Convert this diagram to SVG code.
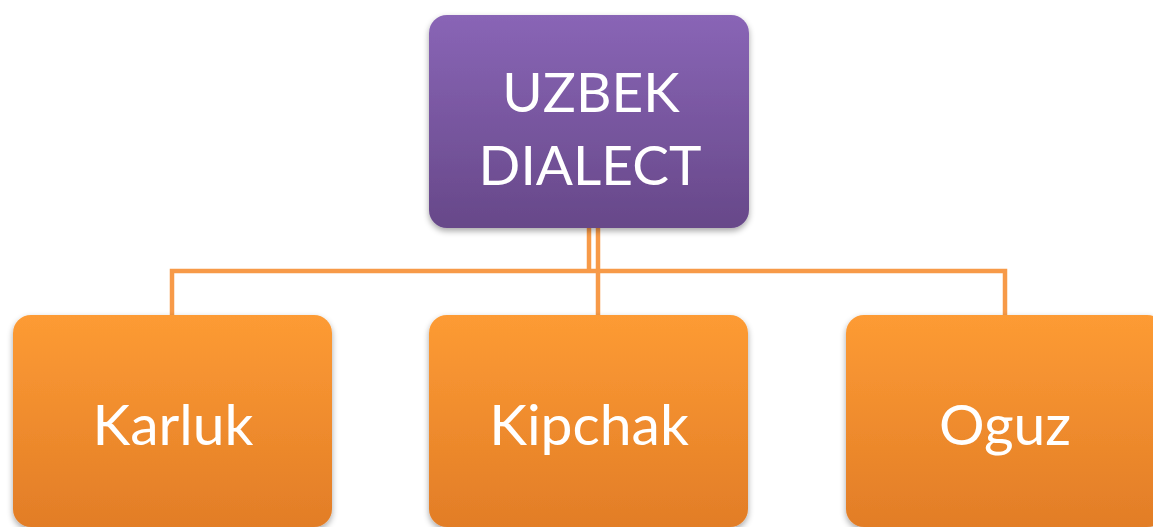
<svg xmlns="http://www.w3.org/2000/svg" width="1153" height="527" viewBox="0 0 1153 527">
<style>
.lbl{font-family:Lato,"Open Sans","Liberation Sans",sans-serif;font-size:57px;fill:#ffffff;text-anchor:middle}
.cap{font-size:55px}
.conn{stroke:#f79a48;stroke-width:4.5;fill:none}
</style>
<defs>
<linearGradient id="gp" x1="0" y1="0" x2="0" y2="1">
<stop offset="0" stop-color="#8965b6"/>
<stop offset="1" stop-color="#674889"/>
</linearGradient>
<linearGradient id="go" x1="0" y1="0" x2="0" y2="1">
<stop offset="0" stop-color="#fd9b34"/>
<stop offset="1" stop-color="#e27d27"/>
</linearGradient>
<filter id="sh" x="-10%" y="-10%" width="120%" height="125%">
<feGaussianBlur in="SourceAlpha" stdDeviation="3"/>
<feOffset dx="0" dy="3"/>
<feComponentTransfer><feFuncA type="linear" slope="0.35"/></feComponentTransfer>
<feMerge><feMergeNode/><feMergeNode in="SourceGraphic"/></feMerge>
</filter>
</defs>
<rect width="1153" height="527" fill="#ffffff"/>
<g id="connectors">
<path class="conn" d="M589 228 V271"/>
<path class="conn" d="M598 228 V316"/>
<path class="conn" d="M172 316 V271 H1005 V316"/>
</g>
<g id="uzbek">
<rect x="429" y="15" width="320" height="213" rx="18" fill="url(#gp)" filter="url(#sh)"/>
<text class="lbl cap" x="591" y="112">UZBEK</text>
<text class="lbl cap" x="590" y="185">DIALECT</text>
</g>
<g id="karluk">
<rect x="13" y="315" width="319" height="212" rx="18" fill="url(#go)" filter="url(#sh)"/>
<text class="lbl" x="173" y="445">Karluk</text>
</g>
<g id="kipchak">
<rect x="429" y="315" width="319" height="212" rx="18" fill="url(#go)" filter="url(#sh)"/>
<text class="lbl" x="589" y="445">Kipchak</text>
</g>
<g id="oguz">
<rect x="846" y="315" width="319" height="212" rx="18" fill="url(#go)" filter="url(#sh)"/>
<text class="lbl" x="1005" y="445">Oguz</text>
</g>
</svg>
--
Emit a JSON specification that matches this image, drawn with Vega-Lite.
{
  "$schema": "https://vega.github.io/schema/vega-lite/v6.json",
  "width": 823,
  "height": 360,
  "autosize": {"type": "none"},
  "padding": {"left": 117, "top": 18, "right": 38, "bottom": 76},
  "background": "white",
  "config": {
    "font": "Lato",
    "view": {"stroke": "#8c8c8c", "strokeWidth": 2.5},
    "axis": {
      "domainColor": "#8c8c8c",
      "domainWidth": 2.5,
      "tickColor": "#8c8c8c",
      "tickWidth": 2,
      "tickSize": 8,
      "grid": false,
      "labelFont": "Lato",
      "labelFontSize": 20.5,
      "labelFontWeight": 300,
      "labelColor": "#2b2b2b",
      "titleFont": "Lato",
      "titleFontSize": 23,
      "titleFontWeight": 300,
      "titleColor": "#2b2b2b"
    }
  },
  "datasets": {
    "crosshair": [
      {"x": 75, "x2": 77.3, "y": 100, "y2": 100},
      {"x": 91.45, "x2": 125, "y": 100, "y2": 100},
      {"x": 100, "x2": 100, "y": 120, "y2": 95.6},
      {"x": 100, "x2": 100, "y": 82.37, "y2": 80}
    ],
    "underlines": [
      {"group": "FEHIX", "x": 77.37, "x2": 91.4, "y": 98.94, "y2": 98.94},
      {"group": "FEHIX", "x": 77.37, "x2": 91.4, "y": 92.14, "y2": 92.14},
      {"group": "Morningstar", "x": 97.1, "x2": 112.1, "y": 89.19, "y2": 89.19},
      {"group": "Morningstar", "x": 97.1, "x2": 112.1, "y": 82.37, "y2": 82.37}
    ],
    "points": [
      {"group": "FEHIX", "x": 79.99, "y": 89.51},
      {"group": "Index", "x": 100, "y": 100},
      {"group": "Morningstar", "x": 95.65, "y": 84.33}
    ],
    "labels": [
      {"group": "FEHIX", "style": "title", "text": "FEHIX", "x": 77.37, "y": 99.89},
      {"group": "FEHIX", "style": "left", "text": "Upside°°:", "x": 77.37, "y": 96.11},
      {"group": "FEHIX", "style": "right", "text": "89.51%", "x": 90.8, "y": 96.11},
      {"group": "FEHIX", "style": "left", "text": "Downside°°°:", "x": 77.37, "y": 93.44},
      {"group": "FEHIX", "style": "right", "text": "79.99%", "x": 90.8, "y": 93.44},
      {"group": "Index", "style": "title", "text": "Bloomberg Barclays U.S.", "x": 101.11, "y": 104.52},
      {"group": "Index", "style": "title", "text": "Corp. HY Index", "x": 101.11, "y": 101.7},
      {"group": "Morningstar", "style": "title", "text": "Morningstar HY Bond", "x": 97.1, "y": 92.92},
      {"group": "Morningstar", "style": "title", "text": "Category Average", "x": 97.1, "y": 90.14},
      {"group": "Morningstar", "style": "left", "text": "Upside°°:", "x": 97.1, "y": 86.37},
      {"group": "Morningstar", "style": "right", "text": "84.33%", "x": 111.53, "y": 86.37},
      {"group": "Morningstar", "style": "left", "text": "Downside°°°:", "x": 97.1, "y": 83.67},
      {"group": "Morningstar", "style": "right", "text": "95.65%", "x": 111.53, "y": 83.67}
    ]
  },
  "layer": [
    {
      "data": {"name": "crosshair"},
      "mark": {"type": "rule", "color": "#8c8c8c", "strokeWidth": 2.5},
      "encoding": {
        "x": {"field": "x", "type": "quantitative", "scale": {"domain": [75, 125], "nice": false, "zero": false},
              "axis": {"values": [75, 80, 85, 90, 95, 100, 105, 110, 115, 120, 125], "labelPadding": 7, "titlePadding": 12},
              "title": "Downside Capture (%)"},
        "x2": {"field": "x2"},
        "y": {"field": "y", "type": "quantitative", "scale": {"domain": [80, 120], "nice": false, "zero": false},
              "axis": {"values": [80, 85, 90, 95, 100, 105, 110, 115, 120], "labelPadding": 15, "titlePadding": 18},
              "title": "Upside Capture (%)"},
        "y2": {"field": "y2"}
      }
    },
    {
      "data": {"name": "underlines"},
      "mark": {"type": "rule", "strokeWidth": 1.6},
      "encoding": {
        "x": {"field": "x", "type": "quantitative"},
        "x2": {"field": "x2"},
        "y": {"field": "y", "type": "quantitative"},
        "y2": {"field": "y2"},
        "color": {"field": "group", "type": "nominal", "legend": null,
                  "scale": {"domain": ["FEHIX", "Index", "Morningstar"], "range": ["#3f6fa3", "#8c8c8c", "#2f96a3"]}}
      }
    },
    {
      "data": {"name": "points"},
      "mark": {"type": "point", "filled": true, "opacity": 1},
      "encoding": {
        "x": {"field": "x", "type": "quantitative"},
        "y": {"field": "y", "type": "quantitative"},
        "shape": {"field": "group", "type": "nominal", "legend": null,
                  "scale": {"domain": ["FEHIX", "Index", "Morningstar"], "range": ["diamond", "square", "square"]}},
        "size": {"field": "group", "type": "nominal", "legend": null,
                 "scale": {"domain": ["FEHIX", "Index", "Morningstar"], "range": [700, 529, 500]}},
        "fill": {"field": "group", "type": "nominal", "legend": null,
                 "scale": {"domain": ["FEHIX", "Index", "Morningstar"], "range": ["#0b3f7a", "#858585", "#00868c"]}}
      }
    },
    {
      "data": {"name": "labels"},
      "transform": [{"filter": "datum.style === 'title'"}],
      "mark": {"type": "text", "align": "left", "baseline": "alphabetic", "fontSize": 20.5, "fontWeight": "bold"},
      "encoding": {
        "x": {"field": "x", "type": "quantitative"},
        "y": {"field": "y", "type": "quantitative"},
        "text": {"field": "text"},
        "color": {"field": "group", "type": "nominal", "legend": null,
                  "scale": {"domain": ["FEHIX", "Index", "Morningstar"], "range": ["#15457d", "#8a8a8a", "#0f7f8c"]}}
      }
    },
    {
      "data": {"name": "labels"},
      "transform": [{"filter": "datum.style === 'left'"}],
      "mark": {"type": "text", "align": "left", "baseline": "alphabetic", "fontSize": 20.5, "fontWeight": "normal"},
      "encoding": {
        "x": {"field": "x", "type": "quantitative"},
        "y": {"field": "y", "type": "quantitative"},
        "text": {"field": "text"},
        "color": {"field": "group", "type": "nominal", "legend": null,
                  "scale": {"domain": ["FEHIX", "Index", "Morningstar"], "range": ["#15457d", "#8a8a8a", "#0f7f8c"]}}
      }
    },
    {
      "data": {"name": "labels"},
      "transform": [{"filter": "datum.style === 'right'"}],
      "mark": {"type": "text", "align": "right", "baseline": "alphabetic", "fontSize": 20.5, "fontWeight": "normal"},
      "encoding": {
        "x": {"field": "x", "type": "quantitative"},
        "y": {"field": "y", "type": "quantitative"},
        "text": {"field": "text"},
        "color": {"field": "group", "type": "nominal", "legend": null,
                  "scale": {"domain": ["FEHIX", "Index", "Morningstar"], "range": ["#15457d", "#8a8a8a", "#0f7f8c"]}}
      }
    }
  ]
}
---
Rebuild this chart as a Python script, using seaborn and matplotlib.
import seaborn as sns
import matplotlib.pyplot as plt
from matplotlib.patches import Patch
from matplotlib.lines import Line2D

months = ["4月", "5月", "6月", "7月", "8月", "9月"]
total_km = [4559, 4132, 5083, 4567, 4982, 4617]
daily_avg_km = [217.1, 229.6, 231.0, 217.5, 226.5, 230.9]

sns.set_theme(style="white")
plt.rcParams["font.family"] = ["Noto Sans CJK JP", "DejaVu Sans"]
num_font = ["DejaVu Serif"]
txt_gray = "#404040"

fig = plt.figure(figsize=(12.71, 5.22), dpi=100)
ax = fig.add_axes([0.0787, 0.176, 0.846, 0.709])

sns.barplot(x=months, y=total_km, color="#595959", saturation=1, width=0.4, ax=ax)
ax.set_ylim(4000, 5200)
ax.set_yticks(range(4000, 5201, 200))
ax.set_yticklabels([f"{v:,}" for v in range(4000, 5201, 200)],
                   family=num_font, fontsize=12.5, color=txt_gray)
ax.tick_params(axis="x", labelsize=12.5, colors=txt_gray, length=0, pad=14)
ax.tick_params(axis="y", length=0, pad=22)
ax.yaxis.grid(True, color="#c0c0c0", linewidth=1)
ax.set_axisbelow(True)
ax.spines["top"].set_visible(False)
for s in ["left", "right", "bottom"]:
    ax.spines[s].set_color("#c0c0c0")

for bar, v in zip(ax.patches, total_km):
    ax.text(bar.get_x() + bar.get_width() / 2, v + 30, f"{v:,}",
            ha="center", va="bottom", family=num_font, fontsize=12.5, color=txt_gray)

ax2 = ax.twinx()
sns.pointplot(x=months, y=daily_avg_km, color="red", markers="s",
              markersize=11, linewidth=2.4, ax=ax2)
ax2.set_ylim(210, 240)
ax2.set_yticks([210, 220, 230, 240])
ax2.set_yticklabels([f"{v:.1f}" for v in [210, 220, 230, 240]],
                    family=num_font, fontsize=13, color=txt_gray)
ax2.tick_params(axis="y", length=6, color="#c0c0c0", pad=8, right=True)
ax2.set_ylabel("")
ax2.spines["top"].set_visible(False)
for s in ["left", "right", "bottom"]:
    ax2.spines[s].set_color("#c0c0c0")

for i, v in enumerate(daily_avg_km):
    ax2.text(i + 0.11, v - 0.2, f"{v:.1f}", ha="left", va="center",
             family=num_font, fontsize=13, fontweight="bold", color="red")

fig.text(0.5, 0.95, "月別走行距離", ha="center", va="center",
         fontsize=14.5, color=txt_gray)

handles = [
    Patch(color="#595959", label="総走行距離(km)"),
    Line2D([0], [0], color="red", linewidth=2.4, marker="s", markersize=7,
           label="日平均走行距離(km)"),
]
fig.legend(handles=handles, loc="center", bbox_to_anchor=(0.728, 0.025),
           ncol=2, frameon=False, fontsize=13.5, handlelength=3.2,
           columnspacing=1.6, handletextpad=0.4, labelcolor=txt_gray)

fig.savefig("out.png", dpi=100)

• _Stated exercise_
Pull out every line above that holds the word "matplotlib".

• _Task result_
Rebuild this chart as a Python script, using seaborn and matplotlib.
import matplotlib.pyplot as plt
from matplotlib.patches import Patch
from matplotlib.lines import Line2D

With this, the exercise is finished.